Pendant la période d’allaitement la mère faisait très attention à ne pas prendre froid à la poitrine. À Garde (N), cette affection était appelée "coger pelo" (attraper du poil). À Amézaga de Zuya (A), l’accent était mis sur le soin qu’elle devait avoir pendant cette période, surtout pour ne pas prendre froid, car sinon la poitrine "devenait dure" et l’enfant ne pouvait pas téter.

Prolongation de l’allaitement

Antan, la période d’allaitement pouvait durer jusqu’à deux ou trois ans ; et dans certains villages, on se souvient d’allaitements qui ont duré plus longtemps.

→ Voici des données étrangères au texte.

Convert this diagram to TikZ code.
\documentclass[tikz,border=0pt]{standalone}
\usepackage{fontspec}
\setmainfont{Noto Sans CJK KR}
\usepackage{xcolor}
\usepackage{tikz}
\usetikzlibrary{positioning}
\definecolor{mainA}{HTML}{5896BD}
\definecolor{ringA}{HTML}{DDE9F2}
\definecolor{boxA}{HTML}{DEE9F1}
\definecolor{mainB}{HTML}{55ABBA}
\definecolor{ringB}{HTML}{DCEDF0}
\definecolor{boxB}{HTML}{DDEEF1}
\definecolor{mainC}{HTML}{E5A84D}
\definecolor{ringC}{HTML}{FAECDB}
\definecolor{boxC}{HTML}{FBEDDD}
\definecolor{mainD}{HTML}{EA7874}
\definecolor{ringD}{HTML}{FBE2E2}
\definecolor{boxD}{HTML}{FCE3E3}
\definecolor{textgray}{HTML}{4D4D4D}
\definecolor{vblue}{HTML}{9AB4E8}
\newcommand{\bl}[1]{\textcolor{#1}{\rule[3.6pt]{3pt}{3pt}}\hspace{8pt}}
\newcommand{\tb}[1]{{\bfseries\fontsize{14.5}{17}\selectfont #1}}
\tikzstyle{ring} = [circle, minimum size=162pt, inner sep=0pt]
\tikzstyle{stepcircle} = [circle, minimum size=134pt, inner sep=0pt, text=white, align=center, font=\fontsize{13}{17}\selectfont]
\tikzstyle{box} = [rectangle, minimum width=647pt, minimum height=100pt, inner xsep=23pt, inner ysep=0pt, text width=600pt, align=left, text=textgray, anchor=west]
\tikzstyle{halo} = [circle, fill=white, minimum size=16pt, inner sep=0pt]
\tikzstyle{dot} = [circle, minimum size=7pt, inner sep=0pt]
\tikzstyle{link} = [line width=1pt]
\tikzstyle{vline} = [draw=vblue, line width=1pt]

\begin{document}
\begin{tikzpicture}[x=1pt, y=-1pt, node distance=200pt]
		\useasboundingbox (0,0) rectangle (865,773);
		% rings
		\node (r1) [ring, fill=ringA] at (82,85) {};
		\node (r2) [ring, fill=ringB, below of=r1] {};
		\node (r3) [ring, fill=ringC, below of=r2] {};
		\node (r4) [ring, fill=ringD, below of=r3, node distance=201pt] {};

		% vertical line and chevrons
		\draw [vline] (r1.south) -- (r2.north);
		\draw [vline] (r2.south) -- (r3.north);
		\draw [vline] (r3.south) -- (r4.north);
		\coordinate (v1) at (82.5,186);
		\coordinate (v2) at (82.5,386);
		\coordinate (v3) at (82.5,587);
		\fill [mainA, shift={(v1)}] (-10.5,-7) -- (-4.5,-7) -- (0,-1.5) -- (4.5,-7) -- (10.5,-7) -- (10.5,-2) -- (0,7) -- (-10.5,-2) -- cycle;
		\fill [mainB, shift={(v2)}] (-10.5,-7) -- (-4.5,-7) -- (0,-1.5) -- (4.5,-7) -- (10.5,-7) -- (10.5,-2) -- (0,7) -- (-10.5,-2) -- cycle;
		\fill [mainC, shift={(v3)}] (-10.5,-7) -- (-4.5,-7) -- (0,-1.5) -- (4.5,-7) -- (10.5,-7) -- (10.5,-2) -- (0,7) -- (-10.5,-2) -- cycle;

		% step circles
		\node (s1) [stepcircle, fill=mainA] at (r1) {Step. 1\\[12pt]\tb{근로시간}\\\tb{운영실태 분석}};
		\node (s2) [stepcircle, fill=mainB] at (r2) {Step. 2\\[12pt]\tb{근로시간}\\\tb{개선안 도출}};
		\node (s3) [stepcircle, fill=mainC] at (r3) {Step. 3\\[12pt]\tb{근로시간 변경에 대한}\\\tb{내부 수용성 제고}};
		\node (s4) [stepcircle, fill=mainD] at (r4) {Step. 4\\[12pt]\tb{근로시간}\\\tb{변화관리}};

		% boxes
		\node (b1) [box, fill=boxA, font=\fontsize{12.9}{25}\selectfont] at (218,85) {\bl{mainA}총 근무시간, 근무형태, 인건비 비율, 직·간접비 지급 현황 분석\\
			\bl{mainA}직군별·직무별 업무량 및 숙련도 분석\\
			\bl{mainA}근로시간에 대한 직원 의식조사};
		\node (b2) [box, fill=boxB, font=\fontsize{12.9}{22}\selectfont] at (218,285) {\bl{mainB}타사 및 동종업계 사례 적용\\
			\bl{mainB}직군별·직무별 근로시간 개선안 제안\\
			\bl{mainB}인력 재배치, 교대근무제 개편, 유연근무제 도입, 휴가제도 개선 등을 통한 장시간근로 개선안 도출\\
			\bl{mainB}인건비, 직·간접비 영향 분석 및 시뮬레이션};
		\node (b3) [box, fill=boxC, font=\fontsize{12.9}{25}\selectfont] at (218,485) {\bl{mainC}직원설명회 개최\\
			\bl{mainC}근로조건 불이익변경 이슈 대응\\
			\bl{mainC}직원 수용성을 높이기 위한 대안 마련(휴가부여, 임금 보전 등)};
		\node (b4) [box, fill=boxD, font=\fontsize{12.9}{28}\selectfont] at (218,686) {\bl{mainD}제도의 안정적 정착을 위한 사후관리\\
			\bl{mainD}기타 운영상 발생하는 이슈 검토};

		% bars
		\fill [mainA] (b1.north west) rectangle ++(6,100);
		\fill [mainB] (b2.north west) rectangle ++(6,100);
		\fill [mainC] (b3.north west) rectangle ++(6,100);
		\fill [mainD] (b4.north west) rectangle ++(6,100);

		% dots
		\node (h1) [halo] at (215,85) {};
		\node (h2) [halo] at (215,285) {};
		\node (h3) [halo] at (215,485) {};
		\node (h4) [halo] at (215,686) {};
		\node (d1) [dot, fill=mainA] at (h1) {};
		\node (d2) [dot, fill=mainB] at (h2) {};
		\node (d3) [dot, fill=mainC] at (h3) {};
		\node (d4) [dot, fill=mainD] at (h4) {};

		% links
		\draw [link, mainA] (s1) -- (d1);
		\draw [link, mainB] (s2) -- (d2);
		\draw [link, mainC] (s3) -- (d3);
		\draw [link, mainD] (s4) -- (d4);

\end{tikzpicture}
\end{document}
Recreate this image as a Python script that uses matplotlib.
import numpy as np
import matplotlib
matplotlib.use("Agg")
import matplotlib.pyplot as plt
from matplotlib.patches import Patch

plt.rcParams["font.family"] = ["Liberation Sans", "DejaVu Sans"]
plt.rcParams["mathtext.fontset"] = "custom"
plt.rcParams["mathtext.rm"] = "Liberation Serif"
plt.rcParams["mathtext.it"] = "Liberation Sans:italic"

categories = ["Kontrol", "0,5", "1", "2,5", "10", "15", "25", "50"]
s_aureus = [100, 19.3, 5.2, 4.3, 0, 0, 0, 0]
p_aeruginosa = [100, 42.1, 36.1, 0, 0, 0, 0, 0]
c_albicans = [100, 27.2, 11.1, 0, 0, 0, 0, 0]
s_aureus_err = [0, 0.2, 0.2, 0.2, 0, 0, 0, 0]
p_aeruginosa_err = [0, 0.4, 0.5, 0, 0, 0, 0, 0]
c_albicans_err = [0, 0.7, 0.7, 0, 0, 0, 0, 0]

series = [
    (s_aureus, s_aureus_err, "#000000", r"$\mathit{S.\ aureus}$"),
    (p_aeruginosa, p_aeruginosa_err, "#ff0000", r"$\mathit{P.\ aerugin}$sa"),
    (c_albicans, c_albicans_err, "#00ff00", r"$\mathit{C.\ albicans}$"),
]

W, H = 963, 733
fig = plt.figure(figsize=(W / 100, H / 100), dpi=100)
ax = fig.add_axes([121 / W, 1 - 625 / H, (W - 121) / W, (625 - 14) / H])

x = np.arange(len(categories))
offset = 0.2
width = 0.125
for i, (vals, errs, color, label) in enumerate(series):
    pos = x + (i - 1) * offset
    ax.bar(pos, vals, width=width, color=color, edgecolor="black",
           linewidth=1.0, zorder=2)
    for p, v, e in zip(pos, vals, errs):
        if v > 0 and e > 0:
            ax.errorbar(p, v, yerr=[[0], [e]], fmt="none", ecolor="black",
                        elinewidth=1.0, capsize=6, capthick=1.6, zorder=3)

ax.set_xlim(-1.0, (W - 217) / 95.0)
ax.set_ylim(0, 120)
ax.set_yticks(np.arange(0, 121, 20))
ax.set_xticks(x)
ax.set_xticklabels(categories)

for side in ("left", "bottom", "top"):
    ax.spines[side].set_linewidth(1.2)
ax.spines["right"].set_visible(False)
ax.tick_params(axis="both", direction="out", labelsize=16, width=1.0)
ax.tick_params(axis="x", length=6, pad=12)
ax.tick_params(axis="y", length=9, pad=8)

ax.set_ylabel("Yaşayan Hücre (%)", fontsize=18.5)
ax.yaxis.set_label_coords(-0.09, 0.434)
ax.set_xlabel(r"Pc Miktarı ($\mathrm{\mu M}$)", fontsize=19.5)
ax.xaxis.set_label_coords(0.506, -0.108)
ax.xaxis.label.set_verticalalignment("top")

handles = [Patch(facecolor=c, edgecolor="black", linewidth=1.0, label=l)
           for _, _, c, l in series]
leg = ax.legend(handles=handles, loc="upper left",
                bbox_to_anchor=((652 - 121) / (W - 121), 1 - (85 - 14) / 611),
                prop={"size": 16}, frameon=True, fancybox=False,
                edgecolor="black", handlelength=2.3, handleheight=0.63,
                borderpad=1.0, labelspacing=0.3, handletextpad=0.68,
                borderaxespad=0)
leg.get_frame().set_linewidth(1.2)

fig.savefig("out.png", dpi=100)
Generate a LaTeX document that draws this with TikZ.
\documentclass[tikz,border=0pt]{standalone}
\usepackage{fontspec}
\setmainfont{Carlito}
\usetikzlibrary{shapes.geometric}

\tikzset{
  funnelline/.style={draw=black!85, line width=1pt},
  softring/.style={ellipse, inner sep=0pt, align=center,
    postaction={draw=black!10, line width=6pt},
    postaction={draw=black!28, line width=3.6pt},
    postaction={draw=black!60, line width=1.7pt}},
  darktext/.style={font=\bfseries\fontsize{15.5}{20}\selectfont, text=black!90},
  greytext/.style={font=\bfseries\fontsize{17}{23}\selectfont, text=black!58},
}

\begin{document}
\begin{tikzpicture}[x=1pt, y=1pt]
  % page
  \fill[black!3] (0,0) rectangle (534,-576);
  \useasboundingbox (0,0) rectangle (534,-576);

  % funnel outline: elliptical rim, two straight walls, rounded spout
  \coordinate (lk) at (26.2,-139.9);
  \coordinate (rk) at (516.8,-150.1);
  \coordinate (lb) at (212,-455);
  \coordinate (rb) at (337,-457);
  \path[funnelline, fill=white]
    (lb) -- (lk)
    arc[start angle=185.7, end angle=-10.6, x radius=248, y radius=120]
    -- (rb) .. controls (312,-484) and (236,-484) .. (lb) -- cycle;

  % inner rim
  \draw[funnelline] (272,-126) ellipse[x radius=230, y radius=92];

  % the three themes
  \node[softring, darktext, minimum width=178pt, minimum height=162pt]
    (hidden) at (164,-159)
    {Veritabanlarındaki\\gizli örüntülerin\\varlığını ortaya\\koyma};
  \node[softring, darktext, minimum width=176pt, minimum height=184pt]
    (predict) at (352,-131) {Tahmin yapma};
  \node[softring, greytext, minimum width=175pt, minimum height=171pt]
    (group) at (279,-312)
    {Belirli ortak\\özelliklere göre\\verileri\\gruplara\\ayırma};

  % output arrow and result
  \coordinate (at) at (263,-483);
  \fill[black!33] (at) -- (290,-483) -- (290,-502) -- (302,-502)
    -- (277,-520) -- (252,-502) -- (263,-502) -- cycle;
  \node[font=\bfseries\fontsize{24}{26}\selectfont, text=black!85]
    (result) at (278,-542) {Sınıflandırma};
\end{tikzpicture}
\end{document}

Quoi qu’il en soit, il se prolongeait en général jusqu’à ce que la mère soit de nouveau enceinte, moment où il était interrompu car on considérait que le lait d’une femme enceinte n’était pas bon.

Début de l’alimentation normale

Autrefois, au fur et à mesure que l’enfant grandissait, à partir de neuf mois ou de l’année, on complétait l’allaitement avec d’autres aliments comme une crème de farine de blé grillée avec du lait et du sucre, ahia dans la zone bascophone ; une soupe de pain au lait ; une soupe à l’ail, baratxuri-zopea au Gipuzkoa ; une soupe de farine grillée, appelée "sopitas del Niño Jesús" à Sangüesa (N) ; un bouillon de haricots, de la purée, des légumes, un œuf à la coque, etc. Quand il commençait à mâcher, on introduisait de la viande et du poisson finement découpé.

Inhumation des bébés non baptisés

Jusqu’à l’orée de ce siècle, dans certains villages a perduré la pratique d’inhumer les enfants mort-nés, ou décédés avant d’avoir pu être baptisés, sous l’avant-toit de la maison ou dans un terrain proche d’elle.

Sous l’avant-toit de la maison

En Biscaye et au Gipuzkoa, l’inhumation s’effectuait autour de la maison le long d’un mur gouttereau[1]. Cette pratique reste encore présente dans la mémoire des informateurs de certaines localités étudiées.

Dans les limbes du cimetière

Les enfants morts sans avoir été baptisés allaient aux limbes, selon la croyance populaire induite par l’Église ; cette destination, comme l’expliquent certains informateurs, est "un lieu où l’on ne souffre pas, on ne pâtit pas et on ne connaît pas de joies".


  1. José Miguel de BARANDIARAN. Estelas funerarias del País Vasco. San Sebastián, 1970, p. 39.